Keeping Survivors in School: Education as a Pathway to Transformation
A key focus of the initiative is preventing survivors from dropping out of school due to trauma, poverty, or stigma. To this end, YoMSuD-SL provided school retention support, scholarships, and educational materials to the 50 beneficiaries.
The impact has been visible:
improved school attendance
renewed motivation
stronger academic performance
restored hope and self-worth
Teachers and parents have confirmed notable improvement in confidence and participation among the supported girls
evidence of the transformative power of education.
Legal Literacy and Youth Leadership Training
One of the project’s most impactful components was a one-day Legal Literacy Training Workshop, which brought together all 50 survivors for an intensive learning experience. The training covered:
simplified gender laws
girls’ leadership and advocacy
SGBV prevention strategies
use of anonymous reporting platforms
This knowledge empowered the girls to understand their rights, challenge harmful cultural practices, and speak out confidently within their communities.

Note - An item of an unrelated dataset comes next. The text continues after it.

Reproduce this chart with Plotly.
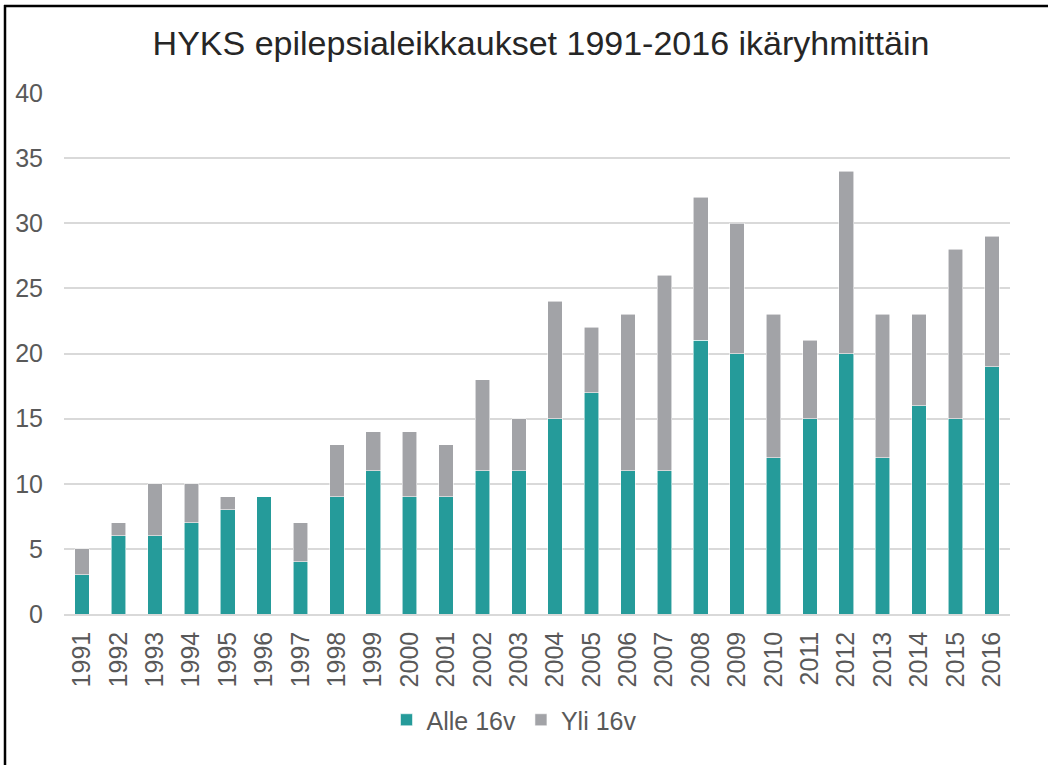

Today, the survivors serve as youth ambassadors across schools and neighborhoods
educating peers, reporting cases, and championing safe spaces.
Engaging Men, Boys, and Traditional Leaders as Allies
Recognizing that SGBV cannot be addressed by women and girls alone, YoMSuD-SL actively engaged men, boys, chiefs, imams, pastors, and community leaders as partners in the fight. Through dialogue sessions and interactive forums, they were encouraged to:
challenge harmful gender norms
promote respect and accountability
take responsibility for the safety of girls and women
This approach has already led to increased community reporting, reduced resistance, and a broader understanding that SGBV is a community problem
not a women’s issue.
Visible Impact and Promising Change
The early results of the initiative are already clear:
strengthened psychosocial support systems
increased community awareness and action
safer school environments
empowered survivors leading advocacy
higher male engagement in prevention
Communities that once normalized silence around SGBV are now actively participating in prevention efforts. Survivors who once felt invisible now speak boldly as agents of change.
Building a Safer Sierra Leone Together
The “Voices Against SGBV” project is more than an intervention it is a movement. A movement changing narratives, healing trauma, and equipping young people with the knowledge and courage to protect one another.
As Kamara emphasized, “We are building a Sierra Leone where every girl, boy, and young woman can live free from violence and pursue their full potential.”